First of all, differential equations can generally be verified to be valid solutions by evaluating the solution functions. So you don't have to cross-validate to check the output.

Mathematica does this for you. If it can't, it'll complain that the solutions are incomplete or are likely invalid due to numerical error somewhere.

Chaos theory is highly relevant here -- there is no way to directly compare two numerical solutions to many ODEs if anything is different. Unless the code is literally the same down to the machine instruction levels, all bets are off. Even floating point rounding error will result in sufficient noise to cause divergence.

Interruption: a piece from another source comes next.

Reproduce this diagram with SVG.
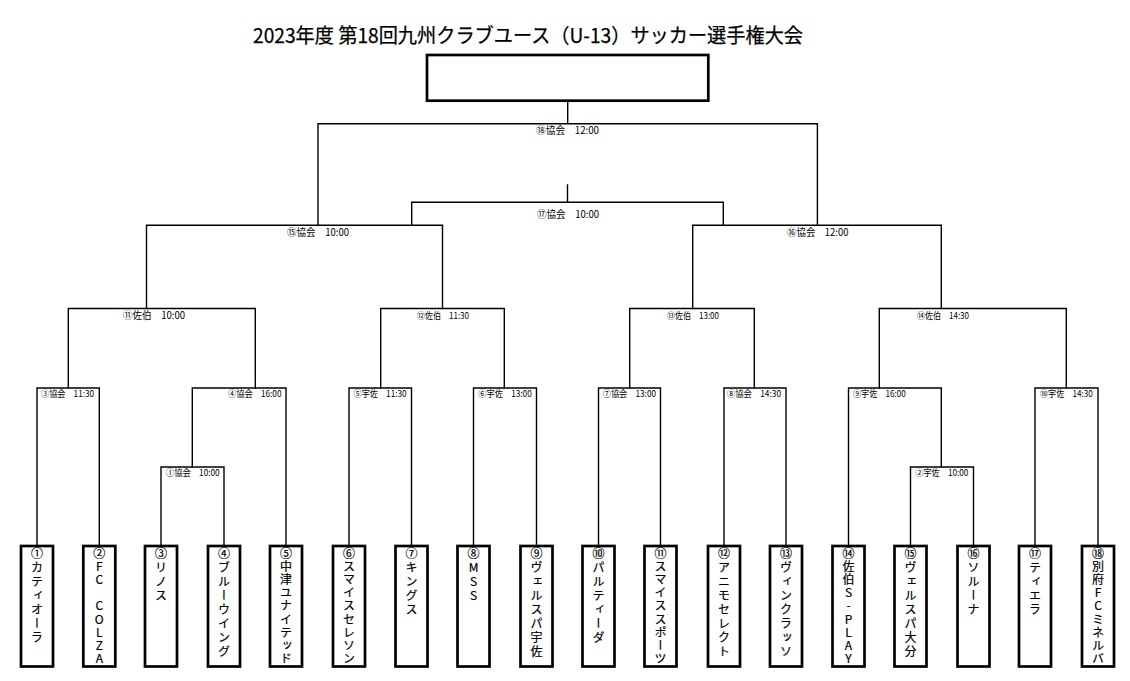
<svg xmlns="http://www.w3.org/2000/svg" width="1130" height="681" viewBox="0 0 1130 681">
<style>
.bg{fill:#fff}
.ln{fill:none;stroke:#000;stroke-width:1.4;stroke-linecap:square}
.box{fill:#fff;stroke:#000;stroke-width:2.7}
.title{font-family:"Noto Sans CJK JP","Noto Sans",sans-serif;font-size:20px;fill:#000;stroke:#000;stroke-width:0.25}
.lb{font-family:"Noto Sans CJK JP","Noto Sans",sans-serif;font-size:9px;fill:#000}
.lb2{font-family:"Noto Sans CJK JP","Noto Sans",sans-serif;font-size:10px;fill:#000}
.tm{font-family:"Noto Sans CJK JP","Noto Sans",sans-serif;font-size:12px;fill:#000;stroke:#000;stroke-width:0.2;writing-mode:vertical-rl;text-orientation:upright;letter-spacing:2px}
.tm9{letter-spacing:1.2px}
</style>
<rect class="bg" x="0" y="0" width="1130" height="681"/>
<text class="title" x="253" y="43" textLength="550" lengthAdjust="spacingAndGlyphs">2023年度 第18回九州クラブユース（U-13）サッカー選手権大会</text>

<g id="connectors">
<path class="ln" d="M567.7 101 V123.7 M318 225.3 V123.7 H817.4 V225.3"/>
<path class="ln" d="M567.5 185 V202.3 M411.7 225.3 V202.3 H723.3 V225.3"/>
<path class="ln" d="M146.5 308.5 V225.3 H442.5 V308.5"/>
<path class="ln" d="M692.7 308.5 V225.3 H941.3 V308.5"/>
<path class="ln" d="M68.3 388 V308.5 H255.3 V388"/>
<path class="ln" d="M380.7 388 V308.5 H504.3 V388"/>
<path class="ln" d="M629.7 388 V308.5 H754.3 V388"/>
<path class="ln" d="M879.3 388 V308.5 H1066.3 V388"/>
<path class="ln" d="M37 546 V388 H99.3 V546"/>
<path class="ln" d="M192.3 467 V388 H286 V546"/>
<path class="ln" d="M161 546 V467 H224 V546"/>
<path class="ln" d="M349 546 V388 H411.5 V546"/>
<path class="ln" d="M473.5 546 V388 H536.5 V546"/>
<path class="ln" d="M598.5 546 V388 H660.5 V546"/>
<path class="ln" d="M724 546 V388 H786 V546"/>
<path class="ln" d="M848.5 546 V388 H941.3 V467"/>
<path class="ln" d="M910.5 546 V467 H973.5 V546"/>
<path class="ln" d="M1035 546 V388 H1098 V546"/>
</g>

<g id="match-labels">
<text class="lb2" x="536" y="133.5" textLength="63" lengthAdjust="spacingAndGlyphs">⑱協会　12:00</text>
<text class="lb2" x="537" y="217.5" textLength="62" lengthAdjust="spacingAndGlyphs">⑰協会　10:00</text>
<text class="lb2" x="287" y="235.5" textLength="62" lengthAdjust="spacingAndGlyphs">⑮協会　10:00</text>
<text class="lb2" x="787" y="235.5" textLength="61.5" lengthAdjust="spacingAndGlyphs">⑯協会　12:00</text>
<text class="lb2" x="123" y="318.5" textLength="62" lengthAdjust="spacingAndGlyphs">⑪佐伯　10:00</text>
<text class="lb" x="417" y="318.5" textLength="52" lengthAdjust="spacingAndGlyphs">⑫佐伯　11:30</text>
<text class="lb" x="667" y="318.5" textLength="52" lengthAdjust="spacingAndGlyphs">⑬佐伯　13:00</text>
<text class="lb" x="917" y="318.5" textLength="52" lengthAdjust="spacingAndGlyphs">⑭佐伯　14:30</text>
<text class="lb" x="41" y="397.3" textLength="53" lengthAdjust="spacingAndGlyphs">③協会　11:30</text>
<text class="lb" x="228" y="397.3" textLength="53.5" lengthAdjust="spacingAndGlyphs">④協会　16:00</text>
<text class="lb" x="353.5" y="397.3" textLength="53" lengthAdjust="spacingAndGlyphs">⑤宇佐　11:30</text>
<text class="lb" x="478.3" y="397.3" textLength="53.4" lengthAdjust="spacingAndGlyphs">⑥宇佐　13:00</text>
<text class="lb" x="602.7" y="397.3" textLength="53.3" lengthAdjust="spacingAndGlyphs">⑦協会　13:00</text>
<text class="lb" x="727" y="397.3" textLength="54" lengthAdjust="spacingAndGlyphs">⑧協会　14:30</text>
<text class="lb" x="853" y="397.3" textLength="52.7" lengthAdjust="spacingAndGlyphs">⑨宇佐　16:00</text>
<text class="lb" x="1040" y="397.3" textLength="52.7" lengthAdjust="spacingAndGlyphs">⑩宇佐　14:30</text>
<text class="lb" x="166" y="476.3" textLength="53.7" lengthAdjust="spacingAndGlyphs">①協会　10:00</text>
<text class="lb" x="915.3" y="476.3" textLength="53" lengthAdjust="spacingAndGlyphs">②宇佐　10:00</text>
</g>

<g id="winner">
<rect class="box" x="427" y="55" width="281.3" height="45.7"/>
</g>

<g id="team-1"><rect class="box" x="21" y="546" width="32" height="120.5"/><text class="tm" x="37" y="547">①カティオーラ</text></g>
<g id="team-2"><rect class="box" x="83.3" y="546" width="32" height="120.5"/><text class="tm tm9" x="99.3" y="547">②FC　COLZA</text></g>
<g id="team-3"><rect class="box" x="145" y="546" width="32" height="120.5"/><text class="tm" x="161" y="547">③リノス</text></g>
<g id="team-4"><rect class="box" x="208" y="546" width="32" height="120.5"/><text class="tm" x="224" y="547">④ブルーウイング</text></g>
<g id="team-5"><rect class="box" x="270" y="546" width="32" height="120.5"/><text class="tm tm9" x="286" y="547">⑤中津ユナイテッド</text></g>
<g id="team-6"><rect class="box" x="333" y="546" width="32" height="120.5"/><text class="tm tm9" x="349" y="547">⑥スマイスセレソン</text></g>
<g id="team-7"><rect class="box" x="395.5" y="546" width="32" height="120.5"/><text class="tm" x="411.5" y="547">⑦キングス</text></g>
<g id="team-8"><rect class="box" x="457.5" y="546" width="32" height="120.5"/><text class="tm" x="473.5" y="547">⑧MSS</text></g>
<g id="team-9"><rect class="box" x="520.5" y="546" width="32" height="120.5"/><text class="tm" x="536.5" y="547">⑨ヴェルスパ宇佐</text></g>
<g id="team-10"><rect class="box" x="582.5" y="546" width="32" height="120.5"/><text class="tm" x="598.5" y="547">⑩パルティーダ</text></g>
<g id="team-11"><rect class="box" x="644.5" y="546" width="32" height="120.5"/><text class="tm tm9" x="660.5" y="547">⑪スマイススポーツ</text></g>
<g id="team-12"><rect class="box" x="708" y="546" width="32" height="120.5"/><text class="tm" x="724" y="547">⑫アニモセレクト</text></g>
<g id="team-13"><rect class="box" x="770" y="546" width="32" height="120.5"/><text class="tm" x="786" y="547">⑬ヴィンクラッソ</text></g>
<g id="team-14"><rect class="box" x="832.5" y="546" width="32" height="120.5"/><text class="tm tm9" x="848.5" y="547">⑭佐伯S-PLAY</text></g>
<g id="team-15"><rect class="box" x="894.5" y="546" width="32" height="120.5"/><text class="tm" x="910.5" y="547">⑮ヴェルスパ大分</text></g>
<g id="team-16"><rect class="box" x="957.5" y="546" width="32" height="120.5"/><text class="tm" x="973.5" y="547">⑯ソルーナ</text></g>
<g id="team-17"><rect class="box" x="1019" y="546" width="32" height="120.5"/><text class="tm" x="1035" y="547">⑰ティエラ</text></g>
<g id="team-18"><rect class="box" x="1082" y="546" width="32" height="120.5"/><text class="tm tm9" x="1098" y="547">⑱別府FCミネルバ</text></g>
</svg>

Mathematica -- like most of mathematics -- is not designed to operate in a vacuum, outputting solutions that are simply published as-is. Everything you do with it should be rigorously proven and/or verified in some way to make sure that it makes sense. This ought to be the same with any tool. You don't necessarily need to know all of its internal details in order to do this. Like I said, run the equations forwards, substitute solutions, use symbol and numerical methods, graph the results and make sure they make sense, etc...

I used it to cheat on my algebra homework in high school. Of course it left me wholly unprepared for the actual test.

There’s a lot of talk about the need to introduce programming in schools. Why not teach it as a way to automate tedious schoolwork? Implementing a basic computer algebra system should do just as good of a job teaching the principles of algebra as anything.

A bit like Knuth unhappy with existing mathematics typesetting programs. So he spent a decade writing TeX.
I remember using Maple for some calculus labs, but I ultimately ended up using Octave for a vast majority of all my later math needs.

And now I’m a software engineer and I never touch non-discrete math.